While some marine life is not affected at all by domoic acid, the neurotoxin can accumulate in animals lower on the food chain and affect those higher up who are feeding on the filter fish that count algae as their main food source. Sea lions, who are eating copious amounts of affected filter fish or other organisms at this time of year to make milk for a pup or sustain a pregnancy, seem to be especially susceptible to domoic acid as a neurotoxin.
Depending on where and when the algae hits the food web, it can also affect birds, dolphins and humans – if ingested from shellfish, which is why that industry is so closely regulated. It can also impact fisheries and native subsistence fishing by creating oxygen dead zones. Harmful algae blooms of every variety aren’t relegated just to California, but worldwide, and in freshwater as well.
The answer to what exactly is driving this outbreak, or why they are increasing in severity, is complex. Ocean water resembles a delicate broth comprised primarily of chloride, sodium, sulfate, magnesium, calcium and potassium, with a host of other ingredients that contribute to plant and marine life. Phosphorous and nitrogen, which are mostly responsible for driving plant and algae growth, accompany myriad other substances such as carbon, boron, strontium and bromide.
When this broth gets out of balance, algae can start to bloom in a harmful way. Factors contributing to an imbalance can include massive ocean-wide shifts like El Niño or underwater volcanoes, natural ocean cycles, lack of iron or other nutrients algae need, human wastewater, which can have high levels of urea even after being treated, and agricultural runoff, which can include pesticides, nitrogen-rich fertilizer and animal waste. Cold water upwelling is another factor, an important natural process that occurs when water from deep, colder parts of the ocean travel upward into surface water due to wind currents, bringing key nutrients that algae of all kinds and fish thrive on.

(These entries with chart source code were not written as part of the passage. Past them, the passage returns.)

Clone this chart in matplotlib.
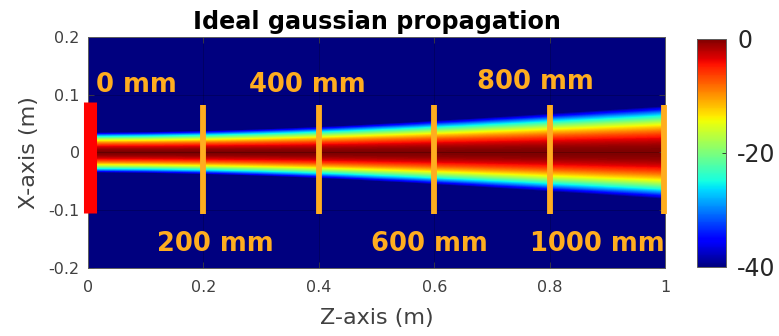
import numpy as np
import matplotlib
matplotlib.use('Agg')
import matplotlib.pyplot as plt

# -40 dB half-width of the beam (m) read at each z (m)
z_read = [0.0, 0.1, 0.2, 0.3, 0.4, 0.5, 0.6, 0.7, 0.8, 0.9, 1.0]
edge_read = [0.035, 0.036, 0.038, 0.041, 0.045, 0.050, 0.0557, 0.0616, 0.068, 0.0743, 0.081]
db_floor = -40.

# aperture at z = 0 and detector planes
src_z = 0.0026
src_x = [-0.104, 0.088]
plane_z = [0.2, 0.4, 0.6, 0.8, 0.998]
plane_x = [-0.106, 0.083]

labels = ['0 mm', '200 mm', '400 mm', '600 mm', '800 mm', '1000 mm']
label_z = [0.014, 0.22, 0.38, 0.592, 0.776, 0.883]
label_x = [0.1165, -0.158, 0.1165, -0.158, 0.122, -0.158]
label_ha = ['left', 'center', 'center', 'center', 'center', 'center']

orange = '#FFAD1F'
grey = '#404040'

x = np.linspace(-0.2, 0.2, 401)
edge = np.array(edge_read)
# gaussian profile in dB, reaches db_floor at the read edge
field = db_floor*(x[:, None]/edge[None, :])**2

fig = plt.figure(figsize = (7.79, 3.36), dpi = 100)
ax = fig.add_axes([0.113, 0.2024, 0.7407, 0.6875])
dz = z_read[1] - z_read[0]
dx = x[1] - x[0]
im = ax.imshow(field, cmap = 'jet', vmin = db_floor, vmax = 0,
               origin = 'lower', aspect = 'auto',
               interpolation = 'bilinear', interpolation_stage = 'data',
               extent = [z_read[0] - dz/2, z_read[-1] + dz/2,
                         x[0] - dx/2, x[-1] + dx/2])
ax.set_xlim(0, 1)
ax.set_ylim(-0.2, 0.2)
ax.set_xticks([0, 0.2, 0.4, 0.6, 0.8, 1])
ax.set_xticklabels(['0', '0.2', '0.4', '0.6', '0.8', '1'])
ax.set_yticks([-0.2, -0.1, 0, 0.1, 0.2])
ax.set_yticklabels(['-0.2', '-0.1', '0', '0.1', '0.2'])
ax.grid(True, color = 'k', alpha = 0.25, lw = 0.6)
ax.tick_params(direction = 'in', length = 4, width = 0.6, colors = grey,
               labelsize = 11.5, top = True, right = True)
ax.tick_params(axis = 'x', pad = 9)
ax.tick_params(axis = 'y', pad = 6)
for s in ax.spines.values():
    s.set_color('#606060')
    s.set_linewidth(0.7)

ax.plot([src_z, src_z], src_x, color = '#FF0000', lw = 9.4,
        solid_capstyle = 'butt', clip_on = False, zorder = 4)
for zz in plane_z:
    ax.plot([zz, zz], plane_x, color = orange, lw = 4.2,
            solid_capstyle = 'butt', clip_on = False, zorder = 4)
for t, zz, xx, ha in zip(labels, label_z, label_x, label_ha):
    ax.text(zz, xx, t, color = orange, fontsize = 18.5, fontweight = 'bold',
            ha = ha, va = 'center', zorder = 5)

ax.set_title('Ideal gaussian propagation', fontsize = 17.2, fontweight = 'bold',
             pad = 6)
ax.set_xlabel('Z-axis (m)', fontsize = 16, color = grey)
ax.set_ylabel('X-axis (m)', fontsize = 16, color = grey)
ax.xaxis.set_label_coords(0.5, -0.175)
ax.yaxis.set_label_coords(-0.085, 0.5)

cax = fig.add_axes([0.8947, 0.2054, 0.0372, 0.6786])
cb = fig.colorbar(im, cax = cax, ticks = [0, -20, -40])
cb.ax.set_yticklabels(['0', '-20', '-40'])
cb.ax.tick_params(direction = 'in', length = 3, width = 0.6, colors = '#262626',
                  labelsize = 17, pad = 8)
cb.outline.set_edgecolor('#606060')
cb.outline.set_linewidth(0.7)

fig.savefig('out.png', dpi = 100)
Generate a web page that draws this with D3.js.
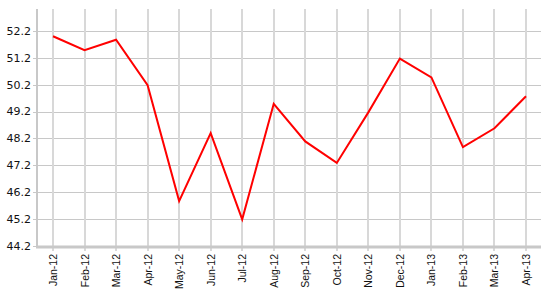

Scientists say the climate crisis also drives imbalances in two key ways: rising ocean acidity creates conditions where more harmful algae can thrive, and warming ocean temperatures are leading to a proliferation of more toxic algae species and blooms globally.
Sea lions, highly intelligent creatures whose playful demeanor have earned them the nickname ‘sea dog’ among scientists, are a sentinel species. “Sea lions are basically a canary in the coal mine,” said Dan Costa, director of the Institute of Marine Science and distinguished professor at UC Santa Cruz, “They show us that what we’re starting to see are environmental perturbations, more frequently and at much higher magnitudes.”
Tackling the crisis
For now, scientists are trying to understand why this current outbreak has hit the area so hard, and why and when algae turns into a harmful bloom. Predictive models have been created to help forecast domoic acid outbreaks, like C-Harm, in California. Rescue organizations on the ground continue to triage, observe and help as many sea lions as they can, reporting their findings and submitting samples to scientists along the way.
Some incremental changes are being made on the human factors driving the crisis, like San Francisco’s recent recycling wastewater program and potential investment in new infrastructure to reduce the amount of additional nutrients from wastewater that go into the Bay. But the long-term problem is one of massive ocean disruption worldwide.
Raphael Kudela, distinguished professor and chair of Ocean Sciences at UC Santa Cruz, notes “while a certain amount of algae and domoic acid is just part of the ocean ecosystem, the algae is responding to the lower pH, warmer temperatures and nutrient pollution in the ocean to create these crisis events”.